The task force, created by the District Attorney's Office, had peacefully resolved all but one of them by the end of the night, according to the D.A.'s Office.
Most of the complaints were related to allegations of interference or electioneering. The other allegations included construction blocking the entrance to a polling location.
Task force prosecutors resolved complaints by phone or by investigating the incidents at polling places. Several follow-up investigations will need to be carried out.
Some allegations were determined to be unfounded.
The Election Task Force, which is headed by District Attorney Larry Krasner, believed the unfounded complaints could be attributed to "misinformation being shared on social media."
The D.A.'s Office tweeted about one of the incidents – a reported violation at a polling place in Northeast Philadelphia – on Tuesday morning. The allegation arose over social media when a Twitter user posted a picture of the outside of one Philly polling place.
Members of our Election Task Force have investigated this allegation. This polling place is located in an interior room and the sign in question is further than 10 feet from it. This tweet is deliberately deceptive. #PhillyVotes #Election2020 https://t.co/szKgxoigVm— Philadelphia DAO (@philadao) November 3, 2020
"Members of our Election Task Force have investigated this allegation," the office said in a tweet. "This polling place is located in an interior room and the sign in question is further than 10 feet from it. This tweet is deliberately deceptive."

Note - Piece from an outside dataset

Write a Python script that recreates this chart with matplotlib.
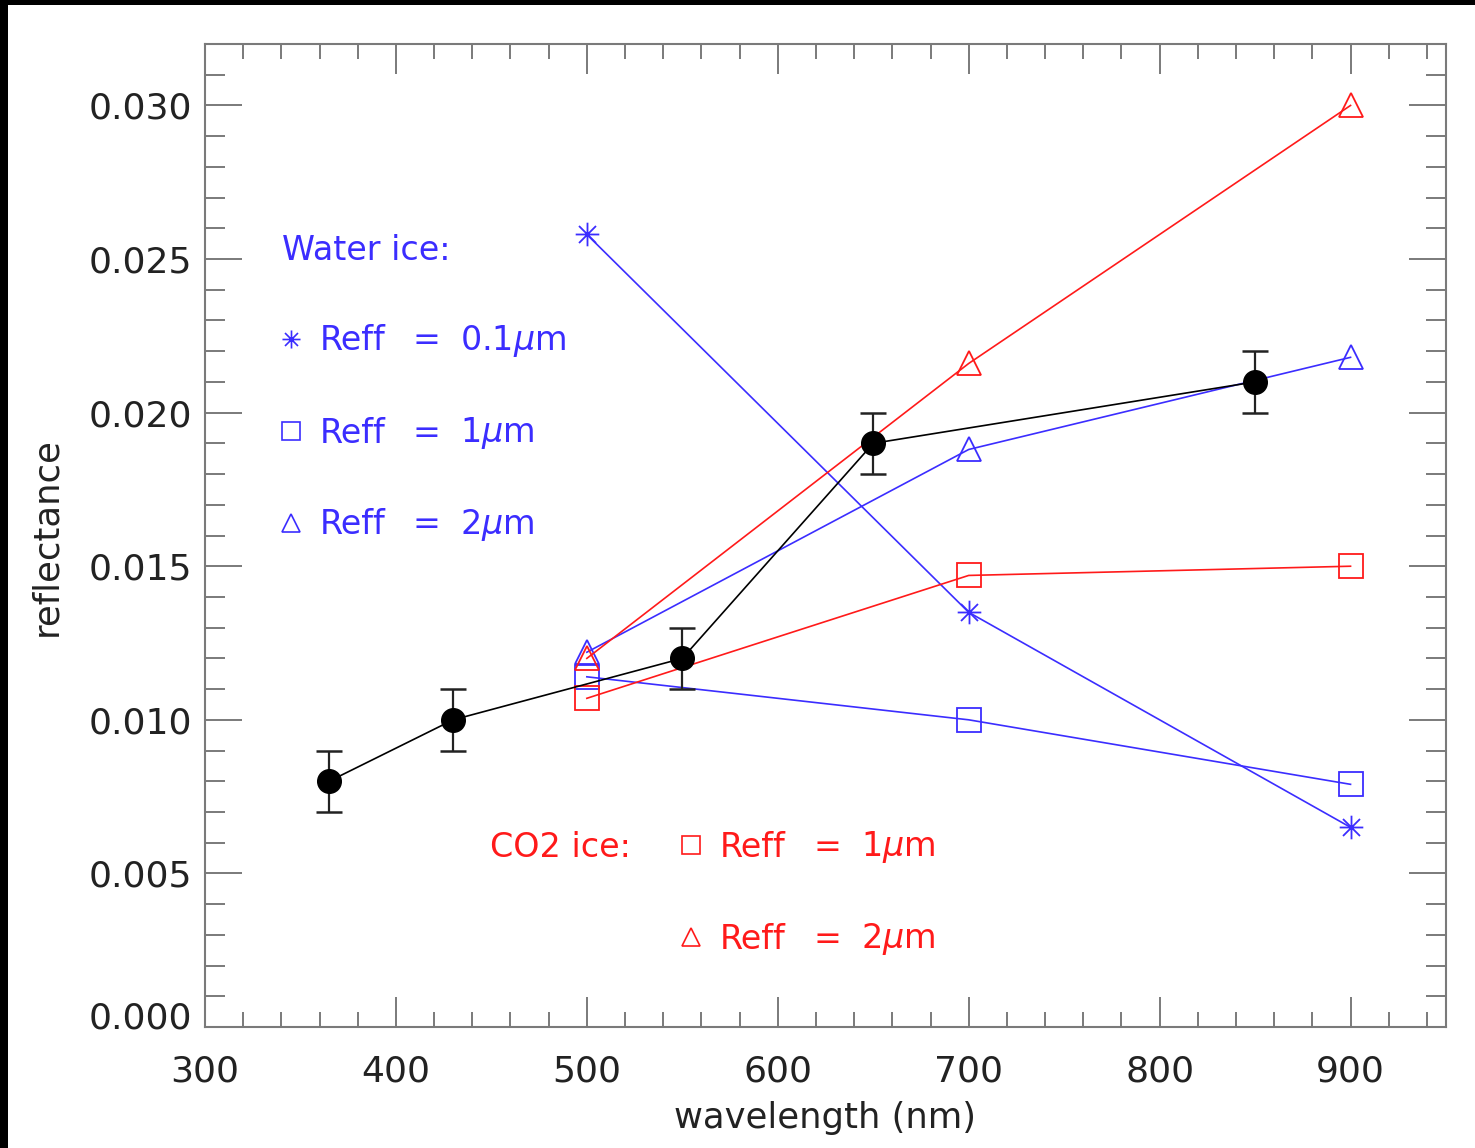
import matplotlib
matplotlib.use("Agg")
import matplotlib.pyplot as plt
import matplotlib.transforms as mtransforms
from matplotlib.path import Path
from matplotlib.patches import Rectangle
from matplotlib.ticker import MultipleLocator

# ---- data ----
obs_wl = [365, 430, 550, 650, 850]
obs_refl = [0.0080, 0.0100, 0.0120, 0.0190, 0.0210]
obs_err = [0.001, 0.001, 0.001, 0.001, 0.001]

model_wl = [500, 700, 900]
water_01 = [0.0258, 0.0135, 0.0065]
water_1 = [0.0114, 0.0100, 0.0079]
water_2 = [0.0122, 0.0188, 0.0218]
co2_1 = [0.0107, 0.0147, 0.0150]
co2_2 = [0.0120, 0.0216, 0.0300]

x_ticks = [300, 400, 500, 600, 700, 800, 900]
y_ticks = [0.000, 0.005, 0.010, 0.015, 0.020, 0.025, 0.030]

water_labels = [r"0.1$\mu$m", r"1$\mu$m", r"2$\mu$m"]
co2_labels = [r"1$\mu$m", r"2$\mu$m"]

BLUE = "#3b2dff"
RED = "#ff1a1a"
GRAY = "#7a7a7a"
TXT = "#222222"

# asterisk marker (IDL psym=2 style)
d = 0.72
ast_verts = [(-1, 0), (1, 0), (0, -1), (0, 1), (-d, -d), (d, d), (-d, d), (d, -d)]
ast_codes = [Path.MOVETO, Path.LINETO] * 4
ASTER = Path(ast_verts, ast_codes)

fig = plt.figure(figsize=(14.75, 11.48), dpi=100)
fig.patch.set_facecolor("white")
# black frame strips on left and top
fig.patches.append(Rectangle((0, 0), 8 / 1475, 1, transform=fig.transFigure,
                             facecolor="black", edgecolor="none", zorder=10))
fig.patches.append(Rectangle((0, 1 - 5 / 1148), 1, 5 / 1148, transform=fig.transFigure,
                             facecolor="black", edgecolor="none", zorder=10))

ax = fig.add_axes([205 / 1475, 121 / 1148, 1241 / 1475, 983 / 1148])

lw = 1.2
ms = 17
mew = 1.3

# water ice (blue)
ax.plot(model_wl, water_01, color=BLUE, lw=lw, marker=ASTER, ms=ms, mew=mew,
        mfc="none", mec=BLUE, zorder=3)
ax.plot(model_wl, water_1, color=BLUE, lw=lw, marker="s", ms=ms, mew=mew,
        mfc="none", mec=BLUE, zorder=3)
ax.plot(model_wl, water_2, color=BLUE, lw=lw, marker="^", ms=ms, mew=mew,
        mfc="none", mec=BLUE, zorder=3)
# CO2 ice (red)
ax.plot(model_wl, co2_1, color=RED, lw=lw, marker="s", ms=ms, mew=mew,
        mfc="none", mec=RED, zorder=3)
ax.plot(model_wl, co2_2, color=RED, lw=lw, marker="^", ms=ms, mew=mew,
        mfc="none", mec=RED, zorder=3)

# observations (black with error bars)
ax.errorbar(obs_wl, obs_refl, yerr=obs_err, color="black", lw=lw, marker="o",
            ms=17, mfc="black", mec="black", ecolor="#222222", elinewidth=1.6,
            capsize=9.5, capthick=1.8, zorder=4)

ax.set_xlim(300, 950)
ax.set_ylim(0, 0.032)
ax.set_xticks(x_ticks)
ax.set_xticklabels([str(v) for v in x_ticks])
ax.set_yticks(y_ticks)
ax.set_yticklabels(["%.3f" % v for v in y_ticks])
ax.xaxis.set_minor_locator(MultipleLocator(20))
ax.yaxis.set_minor_locator(MultipleLocator(0.001))

for s in ax.spines.values():
    s.set_color(GRAY)
    s.set_linewidth(1.5)

ax.tick_params(axis="both", which="both", direction="in", top=True, right=True,
               color=GRAY, width=1.4, labelcolor=TXT)
ax.tick_params(axis="x", which="major", length=21.5, labelsize=26, pad=20)
ax.tick_params(axis="x", which="minor", length=10.8)
ax.tick_params(axis="y", which="major", length=26.5, labelsize=26, pad=9)
ax.tick_params(axis="y", which="minor", length=14.4)

# lowest y label sits slightly above its tick in the reference
lab0 = ax.get_yticklabels()[0]
lab0.set_transform(lab0.get_transform() +
                   mtransforms.ScaledTranslation(0, 12 / 100, fig.dpi_scale_trans))

fig.text(825 / 1475, 1 - 1118 / 1148, "wavelength (nm)", ha="center", va="center",
         fontsize=25.5, color=TXT)
fig.text(46 / 1475, 1 - 537 / 1148, "reflectance", ha="center", va="center",
         rotation=90, fontsize=25.5, color=TXT)

# annotation "legend"
fs = 24
leg_ms = 13


def entry(ax, mx, x_reff, x_eq, x_val, y, marker, color, value):
    ax.plot([mx], [y + 0.002], transform=ax.transAxes, marker=marker, ms=leg_ms,
            mew=1.2, mec=color, mfc="none", ls="none", clip_on=False)
    ax.text(x_reff, y, "Reff", transform=ax.transAxes, color=color,
            fontsize=fs, va="center", ha="left")
    ax.text(x_eq, y, "=", transform=ax.transAxes, color=color,
            fontsize=fs, va="center", ha="left")
    ax.text(x_val, y, value, transform=ax.transAxes, color=color,
            fontsize=fs, va="center", ha="left")


ax.text(0.062, 0.790, "Water ice:", transform=ax.transAxes, color=BLUE,
        fontsize=fs, va="center", ha="left")
for yy, mk, val in zip([0.698, 0.604, 0.511], [ASTER, "s", "^"], water_labels):
    entry(ax, 0.0693, 0.0927, 0.1676, 0.2055, yy, mk, BLUE, val)

ax.text(0.2297, 0.183, "CO2 ice:", transform=ax.transAxes, color=RED,
        fontsize=fs, va="center", ha="left")
for yy, mk, val in zip([0.183, 0.0895], ["s", "^"], co2_labels):
    entry(ax, 0.3916, 0.415, 0.490, 0.5286, yy, mk, RED, val)

fig.savefig("out.png", dpi=100, facecolor="white")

The photo regarded a violation of campaign signage rules. A Twitter user alleged that signs appeared to be posted within 10 feet of the polling place, which is illegal under Pennsylvania's Election Code.
The D.A.'s Office ultimately determined this allegation of a polling place violation to be untrue.
Philly's Election Task Force was created ahead of Election Day to respond to complaints of voter intimidation, interference or other activities that might disrupt voting. It employed more than 90 workers to investigate these complaints.
Lines of voters were spotted across Philadelphia and in its neighboring counties Tuesday. Despite the ongoing COVID-19 pandemic that was expected to complicate voting, officials predicted a healthy turnout of in-person voting in the battleground state.
Turnout at polling places added to more than 2.5 million ballots returned by Pennsylvania voters in the 2020 election. The number of residents using vote-by-mail was unprecedented, and officials have stated it could cause delayed results in vote-counting.